Le ministre exige également comme pièces à fournir le plan de localisation du domicile du principal responsable de l’association, la liste complète des personnels expatriés travaillant au sein de l’association, leurs Curriculum vitae ainsi que les copies légalisées de leurs passeports. Il demande également la liste complète des personnels camerounais, assortie de leurs contrats de travail et le programme d’activité annuel. Il précise dans le communiqué que les associations étrangères qui ne vont pas se soumettre seront suspendues d’activités au Cameroun.

Le prétexte sécuritaire

Le Redhac et quelques autres associations de défense des droits de l’homme sont accusées de déstabiliser les forces de défense impliquées dans le cadre du maintien de la paix dans les régions du Nord- Ouest et du Sud-Ouest, en proie à une crise socio-politique, et dans la région de l’Extrême-Nord frappée par la crise sécuritaire liée à la secte Boko Haram.

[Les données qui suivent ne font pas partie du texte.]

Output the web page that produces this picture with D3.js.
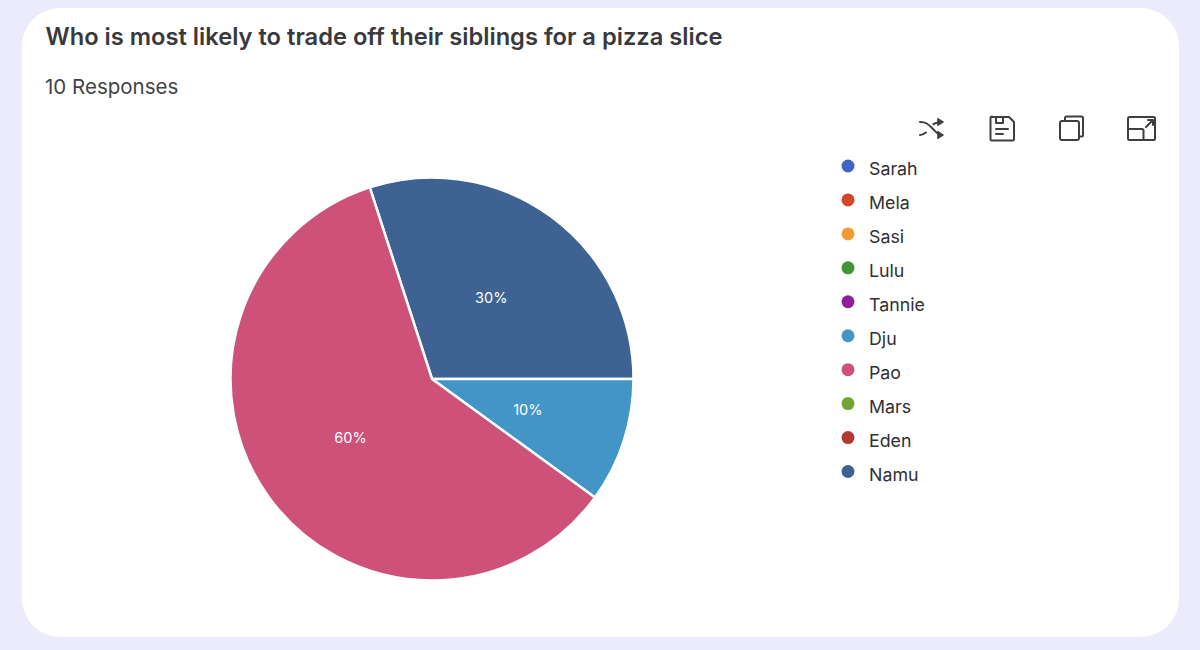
<!DOCTYPE html>
<html><head><meta charset="utf-8">
<script src="https://cdn.jsdelivr.net/npm/d3@7"></script>
<style>html,body{margin:0;padding:0;background:#ecebfb;overflow:hidden}svg{display:block}text{font-family:Inter,"Noto Sans",sans-serif}</style>
</head><body><svg id="c" width="1200" height="650"></svg>
<script>
const categories=["Sarah","Mela","Sasi","Lulu","Tannie","Dju","Pao","Mars","Eden","Namu"];
const responses=[0,0,0,0,0,1,6,0,0,3];
const colors=["#3f66c4","#d4462a","#f29b35","#3f9636","#8e1f98","#4295c4","#cd5179","#72a52f","#b23a30","#3e6392"];
const pieOrder=["Namu","Dju","Pao"];
const title="Who is most likely to trade off their siblings for a pizza slice";
const subtitle="10 Responses";

const svg=d3.select("#c");
svg.append("rect").attr("x",22).attr("y",8).attr("width",1157).attr("height",629).attr("rx",38).attr("fill","#fff");
svg.append("text").attr("x",45.500).attr("y",45).attr("font-size",23.700).attr("font-weight",600).attr("fill","#39393d").text(title);
svg.append("text").attr("x",45).attr("y",94).attr("font-size",20.500).attr("fill","#434347").text(subtitle);

const cx=432,cy=379,R=201.500;
const color=d3.scaleOrdinal(categories,colors);
const val=n=>responses[categories.indexOf(n)];
const total=d3.sum(responses);
const pie=d3.pie().sort(null).value(val).startAngle(0).endAngle(2*Math.PI);
const arcs=pie(pieOrder);
const rot=Math.PI/2-arcs[0].endAngle;
const g=svg.append("g").attr("transform",`translate(${cx},${cy})`);
const arc=d3.arc().innerRadius(0).outerRadius(R);
const shifted=arcs.map(a=>({...a,startAngle:a.startAngle+rot,endAngle:a.endAngle+rot}));
g.selectAll("path").data(shifted).join("path").attr("d",arc).attr("fill",d=>color(d.data)).attr("stroke","#fff").attr("stroke-width",2.500);
const lab=d3.arc().innerRadius(R*0.5).outerRadius(R*0.5);
g.selectAll("text").data(shifted).join("text")
 .attr("transform",d=>`translate(${lab.centroid(d)})`)
 .attr("text-anchor","middle").attr("dy","0.36em").attr("font-size",14.500).attr("fill","#fff")
 .text(d=>Math.round(val(d.data)/total*100)+"%");

const y=d3.scalePoint().domain(categories).range([168,473.5]);
const leg=svg.append("g");
leg.selectAll("circle").data(categories).join("circle").attr("cx",848).attr("cy",d=>y(d)-2).attr("r",6.500).attr("fill",d=>color(d));
leg.selectAll("text").data(categories).join("text").attr("x",869).attr("y",d=>y(d)+7).attr("font-size",17.800).attr("fill","#2f2f34").text(d=>d);

const ic=svg.append("g").attr("fill","none").attr("stroke","#3f3f43").attr("stroke-width",2).attr("stroke-linecap","round").attr("stroke-linejoin","round");
// shuffle
ic.append("path").attr("d","M920 122c6 0 8 2 12 6s6 7 9 7M920 135c2 0 4-1 6-2.500M933.500 124c2-1 4-2 8-2");
ic.append("path").attr("fill","#3f3f43").attr("stroke-width",1).attr("d","M938 118.500l5.500 3.500-5.500 3.500zM938 131.500l5.500 3.500-5.500 3.500z");
// save
ic.append("path").attr("d","M992 117h17l5 5v17a1.500 1.500 0 0 1-1.500 1.500h-20.500a1.500 1.500 0 0 1-1.500-1.500v-21a1.500 1.500 0 0 1 1.500-1.500zM996 117v6h7v-6M996 129h12M996 134h7");
// copy
ic.append("rect").attr("x",1060).attr("y",121).attr("width",19).attr("height",19).attr("rx",2);
ic.append("path").attr("d","M1065 121v-3a1.500 1.500 0 0 1 1.500-1.500h15a1.500 1.500 0 0 1 1.500 1.500v17a1.500 1.500 0 0 1-1.500 1.500h-2.500");
// expand
ic.append("rect").attr("x",1128).attr("y",117).attr("width",27).attr("height",23).attr("rx",1.500);
ic.append("path").attr("d","M1128 129h14a1.500 1.500 0 0 1 1.500 1.500v9.500M1146 127l7-7M1148 120h5v5");
</script></body></html>
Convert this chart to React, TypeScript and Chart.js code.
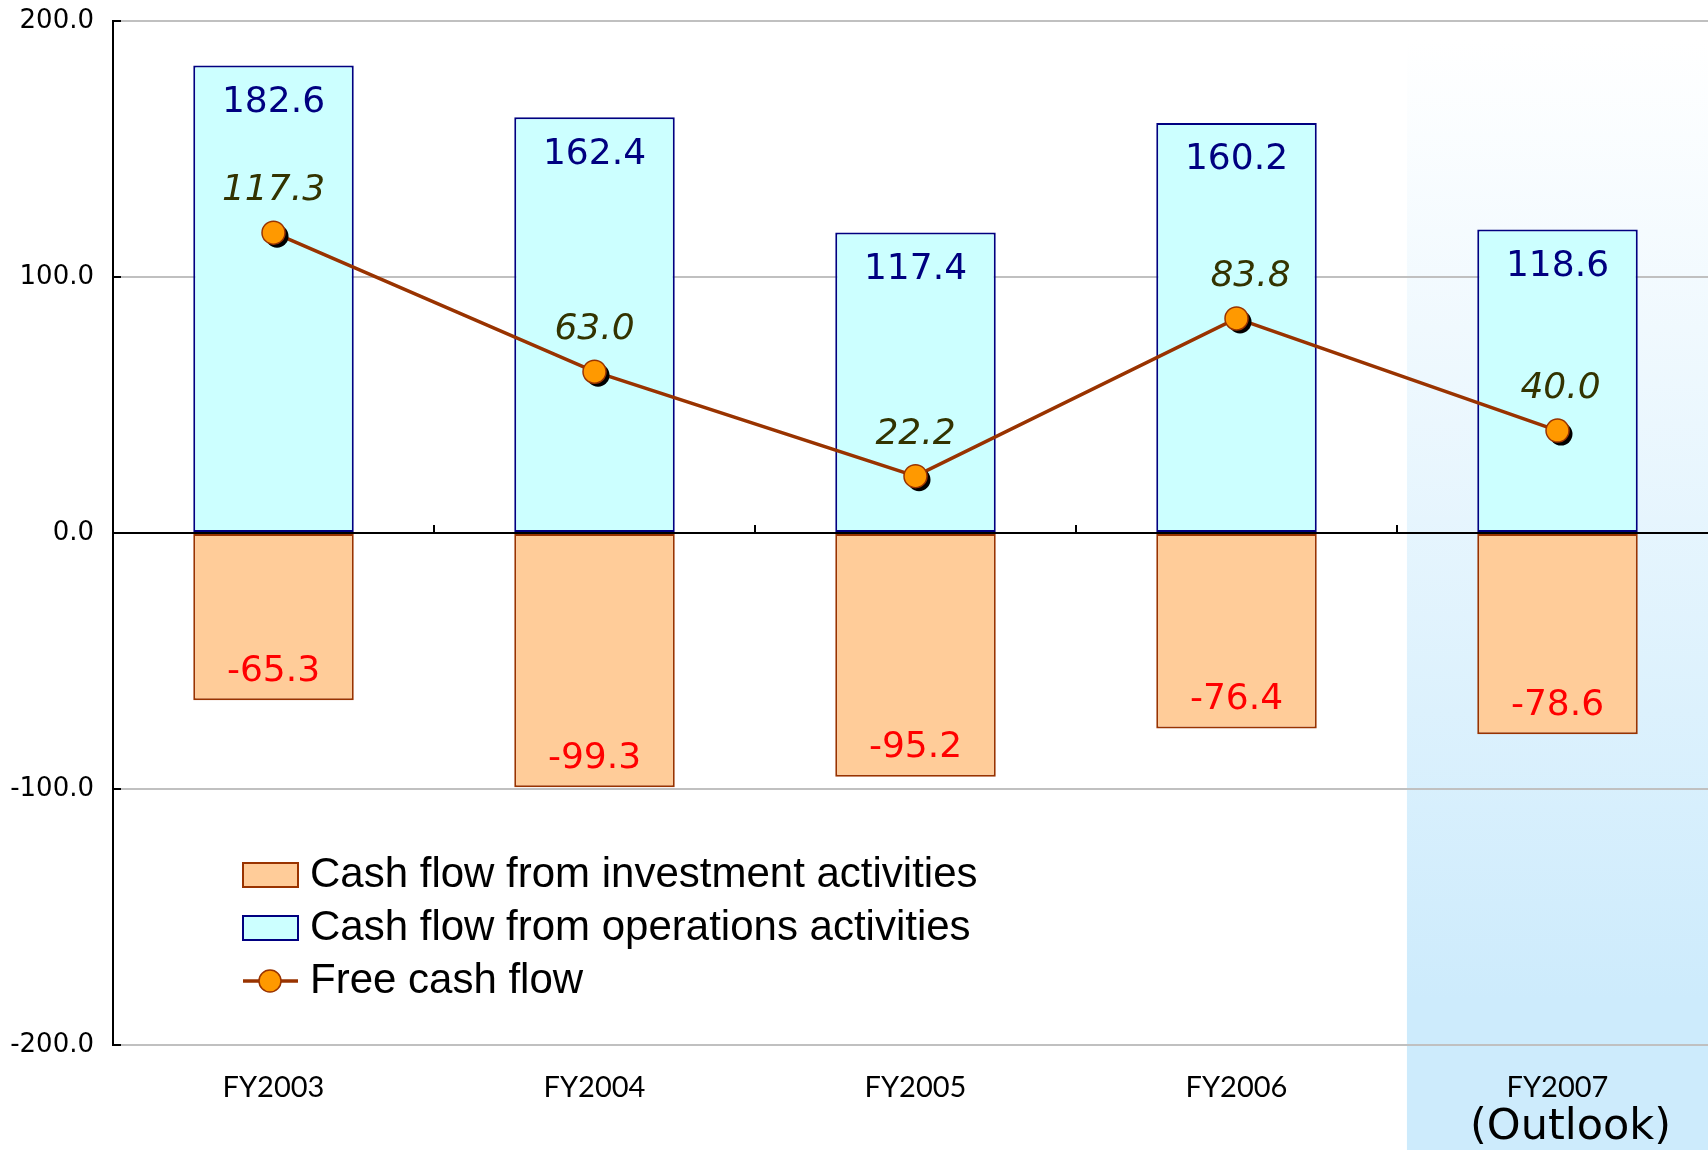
import React, { useEffect, useRef } from "react";
import { Chart, registerables } from "chart.js";

Chart.register(...registerables);

const categories = ["FY2003", "FY2004", "FY2005", "FY2006", "FY2007"];
const operationsCF = [182.6, 162.4, 117.4, 160.2, 118.6];
const investmentCF = [-65.3, -99.3, -95.2, -76.4, -78.6];
const freeCF = [117.3, 63.0, 22.2, 83.8, 40.0];
const yTickValues = [-200, -100, 0, 100, 200];
const outlookNote = "(Outlook)";
const legendInvestment = "Cash flow from investment activities";
const legendOperations = "Cash flow from operations activities";
const legendFree = "Free cash flow";

const fcfLabelNudge = [0, 0, 0, 14, 3];

const decorPlugin = {
  id: "decor",
  beforeDraw(chart: any) {
    const { ctx } = chart;
    const xs = chart.scales.x;
    const cw = xs.getPixelForValue(1) - xs.getPixelForValue(0);
    const left = xs.getPixelForValue(4) - cw * 0.469;
    const g = ctx.createLinearGradient(0, 40, 0, 1000);
    g.addColorStop(0, "#FFFFFF");
    g.addColorStop(1, "#CDEBFC");
    ctx.save();
    ctx.fillStyle = g;
    ctx.fillRect(left, 0, chart.width - left, chart.height);
    ctx.restore();
  },
  beforeDatasetDraw(chart: any, args: any) {
    if (args.index !== 3) return;
    const { ctx } = chart;
    const meta = chart.getDatasetMeta(3);
    ctx.save();
    ctx.fillStyle = "#000000";
    meta.data.forEach((el: any) => {
      ctx.beginPath();
      ctx.arc(el.x + 3.5, el.y + 3.5, 11.5, 0, Math.PI * 2);
      ctx.fill();
    });
    ctx.restore();
  },
  afterDatasetsDraw(chart: any) {
    const { ctx, chartArea } = chart;
    const xs = chart.scales.x;
    const ys = chart.scales.y;
    const y0 = ys.getPixelForValue(0);
    ctx.save();
    // zero line
    ctx.strokeStyle = "#000000";
    ctx.lineWidth = 2;
    ctx.beginPath();
    ctx.moveTo(chartArea.left, y0);
    ctx.lineTo(chartArea.right, y0);
    ctx.stroke();
    // category ticks
    for (let i = 0; i < categories.length - 1; i++) {
      const x = (xs.getPixelForValue(i) + xs.getPixelForValue(i + 1)) / 2;
      ctx.beginPath();
      ctx.moveTo(x, y0);
      ctx.lineTo(x, y0 - 8);
      ctx.stroke();
    }
    // y inner ticks
    yTickValues.forEach((v) => {
      const y = ys.getPixelForValue(v);
      ctx.beginPath();
      ctx.moveTo(chartArea.left, y);
      ctx.lineTo(chartArea.left + 8, y);
      ctx.stroke();
    });

    // value labels
    ctx.textAlign = "center";
    ctx.textBaseline = "middle";
    const opMeta = chart.getDatasetMeta(0);
    ctx.font = '36px "DejaVu Sans"';
    ctx.fillStyle = "#000080";
    opMeta.data.forEach((el: any, i: number) => {
      ctx.fillText(operationsCF[i].toFixed(1), el.x, el.y + 37);
    });
    const invMeta = chart.getDatasetMeta(1);
    ctx.fillStyle = "#FF0000";
    invMeta.data.forEach((el: any, i: number) => {
      ctx.fillText(investmentCF[i].toFixed(1), el.x, el.y - 29);
    });
    const fMeta = chart.getDatasetMeta(3);
    ctx.font = 'italic 36px "DejaVu Sans"';
    ctx.fillStyle = "#333300";
    fMeta.data.forEach((el: any, i: number) => {
      ctx.fillText(freeCF[i].toFixed(1), el.x + fcfLabelNudge[i], el.y - 42);
    });

    // outlook note
    ctx.font = '43px "DejaVu Sans"';
    ctx.fillStyle = "#000000";
    ctx.fillText(outlookNote, xs.getPixelForValue(4) + 13, 1128);

    // legend
    const lx = 243;
    const rows = [875, 928, 981];
    ctx.lineWidth = 2;
    ctx.fillStyle = "#FFCC99";
    ctx.strokeStyle = "#993300";
    ctx.fillRect(lx, rows[0] - 12, 55, 24);
    ctx.strokeRect(lx, rows[0] - 12, 55, 24);
    ctx.fillStyle = "#CCFFFF";
    ctx.strokeStyle = "#000080";
    ctx.fillRect(lx, rows[1] - 12, 55, 24);
    ctx.strokeRect(lx, rows[1] - 12, 55, 24);
    ctx.strokeStyle = "#993300";
    ctx.lineWidth = 3.5;
    ctx.beginPath();
    ctx.moveTo(lx, rows[2]);
    ctx.lineTo(lx + 55, rows[2]);
    ctx.stroke();
    ctx.beginPath();
    ctx.arc(lx + 27, rows[2], 11, 0, Math.PI * 2);
    ctx.fillStyle = "#FF9900";
    ctx.fill();
    ctx.lineWidth = 1.5;
    ctx.stroke();

    ctx.fillStyle = "#000000";
    ctx.textAlign = "left";
    ctx.font = '42px "Liberation Sans"';
    ctx.fillText(legendInvestment, 310, rows[0]);
    ctx.fillText(legendOperations, 310, rows[1]);
    ctx.fillText(legendFree, 310, rows[2]);
    ctx.restore();
  },
};

export default function App() {
  const canvasRef = useRef<HTMLCanvasElement | null>(null);

  useEffect(() => {
    if (!canvasRef.current) return;
    const chart = new Chart(canvasRef.current, {
      type: "bar",
      data: {
        labels: categories,
        datasets: [
          {
            type: "bar",
            label: legendOperations,
            data: operationsCF,
            backgroundColor: "#CCFFFF",
            borderColor: "#000080",
            borderWidth: 2,
            borderSkipped: false,
            grouped: false,
            barPercentage: 0.5,
            categoryPercentage: 1,
            order: 3,
          } as any,
          {
            type: "bar",
            label: legendInvestment,
            data: investmentCF,
            backgroundColor: "#FFCC99",
            borderColor: "#993300",
            borderWidth: 2,
            borderSkipped: false,
            grouped: false,
            barPercentage: 0.5,
            categoryPercentage: 1,
            order: 2,
          } as any,
          {
            type: "line",
            label: legendFree,
            data: freeCF,
            borderColor: "#993300",
            borderWidth: 3.5,
            pointRadius: 0,
            order: 1,
          } as any,
          {
            type: "line",
            label: "markers",
            data: freeCF,
            showLine: false,
            pointRadius: 11.5,
            pointBackgroundColor: "#FF9900",
            pointBorderColor: "#993300",
            pointBorderWidth: 1.5,
            order: 0,
          } as any,
        ],
      },
      options: {
        animation: false,
        responsive: false,
        maintainAspectRatio: false,
        devicePixelRatio: 1,
        layout: {
          autoPadding: false,
          padding: { top: 21, right: 2, left: 0, bottom: 0 },
        },
        plugins: {
          legend: { display: false },
          tooltip: { enabled: false },
        },
        scales: {
          x: {
            grid: { display: false, drawTicks: false },
            border: { display: false },
            ticks: {
              font: { family: "Lato", size: 29 },
              color: "#000000",
              padding: 25,
            },
            afterFit: (s: any) => {
              s.height = 105;
            },
          },
          y: {
            min: -200,
            max: 200,
            afterBuildTicks: (s: any) => {
              s.ticks = yTickValues.map((v) => ({ value: v }));
            },
            ticks: {
              callback: (v: any) => Number(v).toFixed(1),
              font: { family: "DejaVu Sans", size: 26 },
              color: "#000000",
              padding: 19,
            },
            grid: { color: "#C0C0C0", lineWidth: 2, drawTicks: false },
            border: { display: true, color: "#000000", width: 2 },
            afterFit: (s: any) => {
              s.width = 113;
              s.paddingTop = 0;
              s.paddingBottom = 0;
            },
          },
        },
      } as any,
      plugins: [decorPlugin],
    });
    return () => chart.destroy();
  }, []);

  return (
    <div
      style={{
        position: "fixed",
        left: 0,
        top: 0,
        width: 1708,
        height: 1150,
        overflow: "hidden",
        background: "#FFFFFF",
      }}
    >
      <canvas
        ref={canvasRef}
        width={1720}
        height={1150}
        style={{ display: "block", width: 1720, height: 1150 }}
      />
    </div>
  );
}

Ce à Ong présentent de manière régulière les rapports sur la situation des droits de l’homme au Cameroun pour dénoncer les bavures des forces de défense sur les civils mais aussi condamner les exactions des groupes armés sur les forces de l’ordre et les populations civiles.

Une source contactée à la Direction des Affaires politiques au ministère de l’Administration territoriale affirme que compte tenu des défis sécuritaires auxquels le Cameroun est confronté depuis plusieurs années, il a été constaté que certaines associations « de défense des droits de l’homme », reçoivent des financements dans le but de nuire à la stratégie du gouvernement dans le cadre de ces missions qui consistent à sécuriser les populations.